Daniel García, the Cabo San Lucas manager for OOMSAPAS (the municipal water and sewer utility), said about 20 new garbage collection vehicles will soon be deployed to improve pickup schedules across the city. Los Cabos Mayor Christian Agúndez Gómez visited the Leonardo Gastélum neighborhood on March 6 and told residents the trucks would be assigned primarily to Cabo San Lucas.

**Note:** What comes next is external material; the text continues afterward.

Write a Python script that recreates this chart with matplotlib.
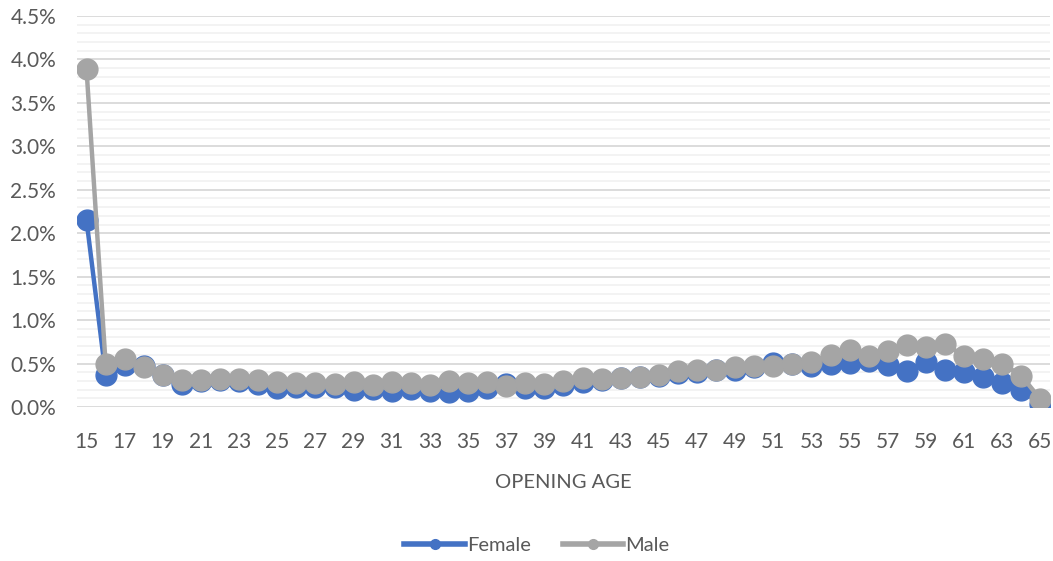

During that visit, Agúndez also announced that about 1,500 new streetlights would be installed in several colonias. Leonardo Gastélum Villalobos is expected to be among the first neighborhoods to receive them. A perimeter fence for the area was also under construction at the time, with completion estimated at roughly two weeks.

Part of a Wider Pattern

Leonardo Gastélum Villalobos sits on the inland side of Cabo San Lucas, away from the tourist corridor. Like many working-class colonias in Los Cabos, it has grown faster than city services can keep up. Víctor Miranda Urióstegui, the coordinator of Cabo San Lucas subdelegates, confirmed that the cleanup drives were ordered by both the mayor and municipal delegate Karina de la O Uribe.

The municipality plans to continue coordinated cleanup campaigns in colonias across Cabo San Lucas in the coming weeks, according to the Los Cabos municipal government.